Is there a more efficient way of doing this?
Thanks
CodePudding user response:
Here is an easier way:
import numpy as np
df['new col'] = np.where((df['NATIONALITY'] == 'RU') & (df['CTRY_OF_RESIDENCE'] == 'Russia'), 'High Risk', np.where((df['NATIONALITY'] == 'UK') & (df['CTRY_OF_RESIDENCE'] == 'Ukraine'), 'Medium Risk', ''))
CodePudding user response:
If you want to still utilize your code I think this would work but a sample DF would help to check
def bucketing(row):
if row['NATIONALITY'] == 'RU' & row['CTRY_OF_RESIDENCE'] == 'Russia':
return 'High Risk'
df['NEW COLUMN'] = df.apply(bucketing, axis=1)

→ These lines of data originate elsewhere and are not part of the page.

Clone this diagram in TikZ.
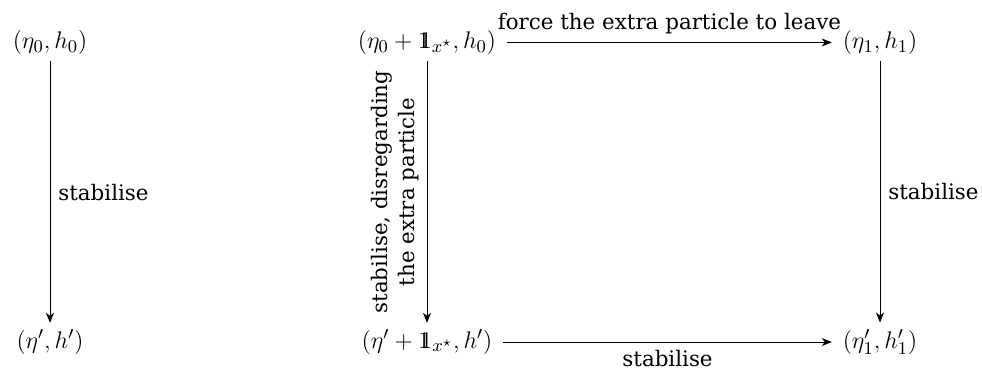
\documentclass[tikz,border=0pt,11pt]{standalone}
\usepackage{amsmath, amssymb}
\usepackage[no-math]{fontspec}
\setmainfont{DejaVu Serif}
\DeclareMathSizes{11.8}{11.8}{9}{7}
\usepackage{tikz}
\usetikzlibrary{arrows.meta}
\newcommand{\indic}{\mathrm{1}\mkern-7mu\mathrm{1}}
\tikzset{
  state/.style={inner xsep=5.3pt, inner ysep=3.2pt, font=\fontsize{11.8}{14}\selectfont},
  lbl/.style={inner sep=4pt, font=\fontsize{10.7}{13.4}\selectfont},
  arr/.style={-{Stealth[length=5pt,width=4pt,inset=1.5pt]}}
}

\begin{document}
\begin{tikzpicture}[x=0.5pt,y=-0.5pt]
\useasboundingbox (0,0) rectangle (982,373);
% left column
\node[state] (s0) at (50,42.5) {$(\eta_0,h_0)$};
\node[state] (s0p) at (50,342) {$(\eta',h')$};
\draw[arr] (s0)--(s0p) node[midway,right,lbl]{stabilise};
% square
\node[state] (a) at (427,42.5) {$(\eta_0+\indic_{x^\star},h_0)$};
\node[state] (b) at (880,42.5) {$(\eta_1,h_1)$};
\node[state] (c) at (427,342) {$(\eta'+\indic_{x^\star},h')$};
\node[state] (d) at (880,342) {$(\eta_1',h_1')$};
\draw[arr] (a)--(b) node[midway,above,lbl]{force the extra particle to leave};
\draw[arr] (a)--(c) node[midway,anchor=south,rotate=90,align=center,lbl]{stabilise, disregarding\\the extra particle};
\draw[arr] (b)--(d) node[midway,right,lbl]{stabilise};
\draw[arr] (c)--(d) node[midway,below,lbl]{stabilise};
\end{tikzpicture}
\end{document}
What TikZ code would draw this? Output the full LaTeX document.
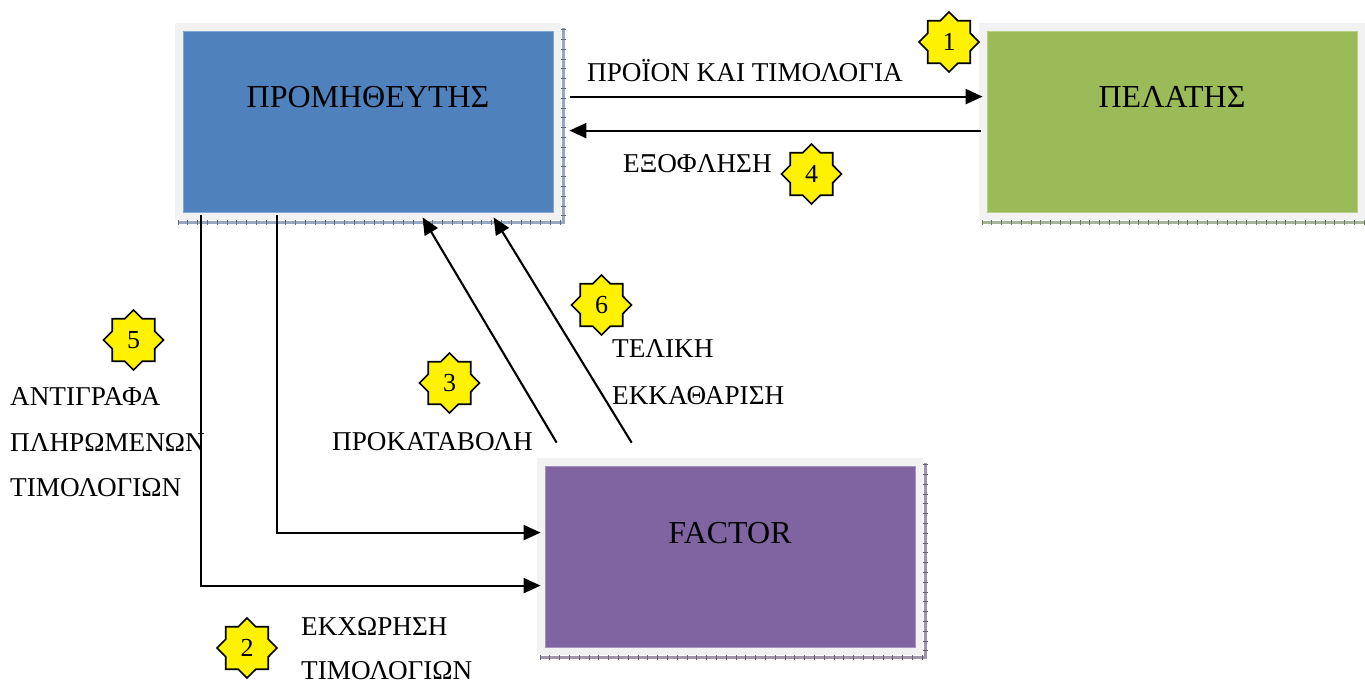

CodePudding user response:
I would use a np.where() to get you what you are looking for
data = {'Name' : ['John Smith', 'Jane Doe'],
'NATIONALITY': ['RU', 'NA'],
'CTRY_OF_RESIDENCE': ['Russia', 'America']
}
df = pd.DataFrame(data)
df['new col'] = np.where((df['NATIONALITY'] == 'RU') & (df['CTRY_OF_RESIDENCE'] == 'Russia'), 'High Risk', '')
df